Pharmacy Services at Intermountain Healthcare in Utah operates three anticoagulation specialty clinics. These clinics care for approximately 1,800 anticoagulated patients across Utah and surrounding states. A traditional encounter includes an INR test and face-to-face consultation with a pharmacist or nurse practitioner. Regular INR (international normalized ratio) tests are essential for patients taking warfarin, so postponing all visits indefinitely was not a reasonable option amidst the COVID-19 pandemic.
Furthermore, virtual visits were not possible because an INR test needs to be obtained at every visit. Most anticoagulated patients have multiple comorbid conditions that place them at greater risk for complications from COVID-19. As such, we wanted to minimize their potential COVID-19 exposure from other patients in waiting areas and interactions with staff members.
We initiated a drive-up anticoagulation clinic at each of the three sites. We worked with hospital administration to secure a proper location for the drive-up anticoagulation clinic that would be conspicuous enough for patients to find, but not be confused as a testing site for COVID-19. Mobile workstations were established with computers, phones, and lab testing supplies near the drive-up locations. For two of the locations, alternate office space was identified.

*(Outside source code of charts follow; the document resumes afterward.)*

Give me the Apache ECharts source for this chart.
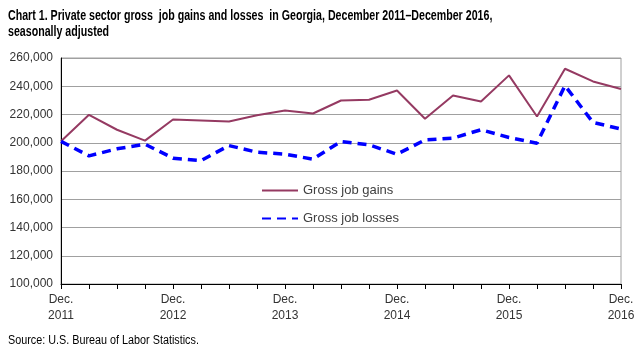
<!DOCTYPE html>
<html>
<head>
<meta charset="utf-8">
<script src="https://cdn.jsdelivr.net/npm/echarts@6/dist/echarts.min.js"></script>
<style>
  body { margin: 0; background: #fff; }
  #chart { width: 642px; height: 350px; }
</style>
</head>
<body>
<div id="chart"></div>
<script>
  // quarterly, Dec 2011 .. Dec 2016
  var quarters = ['Dec. 2011','Mar. 2012','Jun. 2012','Sep. 2012','Dec. 2012','Mar. 2013','Jun. 2013','Sep. 2013',
    'Dec. 2013','Mar. 2014','Jun. 2014','Sep. 2014','Dec. 2014','Mar. 2015','Jun. 2015','Sep. 2015',
    'Dec. 2015','Mar. 2016','Jun. 2016','Sep. 2016','Dec. 2016'];
  var gains = [201000,219800,209200,201500,216500,215800,215000,219400,222900,220700,
    229900,230400,237000,217000,233500,229200,247700,218600,252400,243400,238000];
  var losses = [201000,190700,195700,199000,189100,187400,198000,193300,191900,188400,
    200900,198500,191900,202000,203300,209200,203700,199700,240400,214400,209700];

  var font = '"Liberation Sans", Arial, sans-serif';
  var chart = echarts.init(document.getElementById('chart'));
  chart.setOption({
    animation: false,
    // title and source drawn as condensed text (no narrow font installed)
    graphic: [{
      type: 'text', x: 8, y: 8, scaleX: 0.76,
      style: {
        text: 'Chart 1. Private sector gross  job gains and losses  in Georgia, December 2011\u2013December 2016,\nseasonally adjusted',
        font: 'bold 14px "Liberation Sans", Arial, sans-serif', fill: '#000', lineHeight: 16
      }
    }, {
      type: 'text', x: 8, y: 335, scaleX: 0.9,
      style: { text: 'Source: U.S. Bureau of Labor Statistics.', font: '12px "Liberation Sans", Arial, sans-serif', fill: '#000' }
    }],
    grid: { left: 61, right: 21, top: 58, bottom: 66, show: true, borderColor: '#a0a0a0', borderWidth: 1 },
    legend: {
      orient: 'vertical', left: 256, top: 179, itemGap: 15,
      itemWidth: 36, itemHeight: 10,
      itemStyle: { opacity: 0 },
      textStyle: { fontFamily: font, fontSize: 13, color: '#404040' },
      data: ['Gross job gains', 'Gross job losses']
    },
    xAxis: {
      type: 'category', boundaryGap: false, data: quarters,
      axisLine: { lineStyle: { color: '#000', width: 1 } },
      axisTick: { interval: 0, length: 5, lineStyle: { color: '#000' } },
      axisLabel: {
        interval: 3, margin: 8, color: '#333', fontFamily: font, fontSize: 12, lineHeight: 16,
        formatter: function (v) { return v.replace(' ', '\n'); }
      },
      splitLine: { show: false }
    },
    yAxis: {
      type: 'value', min: 100000, max: 260000, interval: 20000,
      axisLine: { show: true, lineStyle: { color: '#000', width: 1 } },
      axisTick: { show: false },
      axisLabel: {
        margin: 8, color: '#333', fontFamily: font, fontSize: 12,
        formatter: function (v) { return v.toLocaleString('en-US'); }
      },
      splitLine: { lineStyle: { color: '#a0a0a0', width: 1 } }
    },
    series: [{
      name: 'Gross job gains', type: 'line', data: gains,
      symbol: 'none', lineStyle: { color: '#953a62', width: 2 }, itemStyle: { color: '#953a62' }
    }, {
      name: 'Gross job losses', type: 'line', data: losses,
      symbol: 'none', lineStyle: { color: '#0000ff', width: 3.5, type: [9, 6] }, itemStyle: { color: '#0000ff' }
    }]
  });
</script>
</body>
</html>
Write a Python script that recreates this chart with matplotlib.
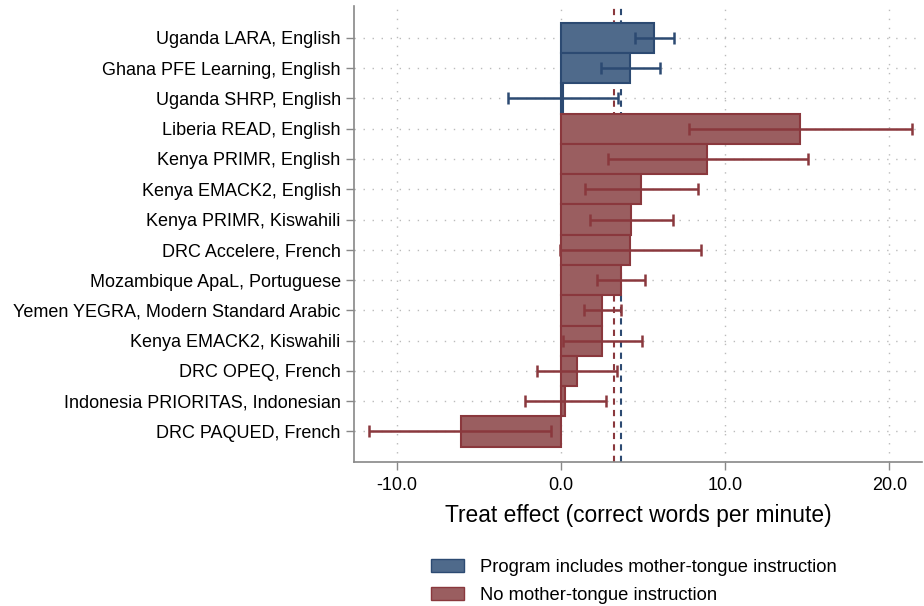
import matplotlib
matplotlib.use('Agg')
import matplotlib.pyplot as plt
from matplotlib.patches import Patch

programs = ['Uganda LARA, English', 'Ghana PFE Learning, English', 'Uganda SHRP, English',
            'Liberia READ, English', 'Kenya PRIMR, English', 'Kenya EMACK2, English',
            'Kenya PRIMR, Kiswahili', 'DRC Accelere, French', 'Mozambique ApaL, Portuguese',
            'Yemen YEGRA, Modern Standard Arabic', 'Kenya EMACK2, Kiswahili', 'DRC OPEQ, French',
            'Indonesia PRIORITAS, Indonesian', 'DRC PAQUED, French']
effect = [5.64, 4.23, 0.1, 14.57, 8.9, 4.86, 4.25, 4.23, 3.64, 2.52, 2.5, 0.96, 0.24, -6.12]
ci_low = [4.5, 2.44, -3.23, 7.8, 2.85, 1.45, 1.77, -0.05, 2.21, 1.42, 0.1, -1.45, -2.2, -11.7]
ci_high = [6.87, 6.05, 3.5, 21.4, 15.06, 8.35, 6.8, 8.54, 5.12, 3.66, 4.92, 3.4, 2.72, -0.59]
mother_tongue = [True, True, True, False, False, False, False, False, False, False, False, False, False, False]
mean_mt = 3.63
mean_no_mt = 3.25

plt.rcParams['font.family'] = ['Liberation Sans', 'DejaVu Sans']

blue_fill, blue_edge = '#4f6a8b', '#2c4a72'
red_fill, red_edge = '#9a5e60', '#8a383d'

fig = plt.figure(figsize=(9.24, 6.06), dpi=100)
ax = fig.add_axes([0.383, 0.238, 0.615, 0.752])

ypos = list(range(len(programs)))
fills = [blue_fill if m else red_fill for m in mother_tongue]
edges = [blue_edge if m else red_edge for m in mother_tongue]

# group means, drawn behind the bars
ax.axvline(mean_no_mt, color=red_edge, ls=(0, (3, 2.5)), lw=1.5, zorder=1)
ax.axvline(mean_mt, color=blue_edge, ls=(0, (3, 2.5)), lw=1.5, zorder=1)

ax.barh(ypos, effect, height=1.0, color=fills, edgecolor=edges, linewidth=1.5, zorder=2)
for i in ypos:
    ax.errorbar(effect[i], i, xerr=[[effect[i] - ci_low[i]], [ci_high[i] - effect[i]]],
                fmt='none', ecolor=edges[i], elinewidth=1.8, capsize=4, capthick=1.8, zorder=3)

ax.set_yticks(ypos)
ax.set_yticklabels(programs, fontsize=13)
ax.set_ylim(len(programs), -1.05)
ax.set_xlim(-12.62, 22.0)
ax.set_xticks([-10, 0, 10, 20])
ax.set_xticklabels(['-10.0', '0.0', '10.0', '20.0'], fontsize=13)
ax.set_xlabel('Treat effect (correct words per minute)', fontsize=16.4, labelpad=7)

ax.grid(True, ls=(0, (1, 5.5)), color='#bbbbbb', lw=1, zorder=0)
ax.set_axisbelow(True)
for s in ['top', 'right']:
    ax.spines[s].set_visible(False)
for s in ['left', 'bottom']:
    ax.spines[s].set_color('#888888')
    ax.spines[s].set_linewidth(1.2)
ax.tick_params(axis='both', colors='#888888', labelcolor='black', length=6, width=1)
ax.tick_params(axis='x', pad=5)

handles = [Patch(facecolor=blue_fill, edgecolor=blue_edge, lw=1),
           Patch(facecolor=red_fill, edgecolor=red_edge, lw=1)]
fig.legend(handles, ['Program includes mother-tongue instruction', 'No mother-tongue instruction'],
           loc='upper left', bbox_to_anchor=(0.4665, 0.078), bbox_transform=fig.transFigure,
           frameon=False, fontsize=13.2, handlelength=1.8, handleheight=0.7,
           handletextpad=0.85, labelspacing=0.62, borderaxespad=0, borderpad=0)

fig.savefig('out.png', dpi=100)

Patients presented to the specified drive-up stall and called the clinic to inform us of their arrival. Screening questions were performed over the phone, including inquiring about new medications, dietary changes, missed warfarin doses, and other factors that can affect the INR. Clinic staff with proper PPE then presented to the patient’s vehicle and performed the INR test. The staff member reported back to the pharmacist, who developed an anticoagulation plan. This plan was relayed back to the patient who was rescheduled at an appropriate interval.
This workflow reduced patient interaction to a single clinic staff member instead of the various staff members and multiple patients commonly encountered in the waiting room and hallways. While there were multiple obstacles to overcome, including managing patients without motor vehicles, managing inclement weather, and guiding patients to the proper location, patient response was overwhelmingly positive. Many appreciated and expressed how grateful they were to minimize their exposure to COVID-19 while also receiving this vital care.
Philip Bassett, PharmD, BCACP, is a clinical pharmacist at Intermountain Healthcare.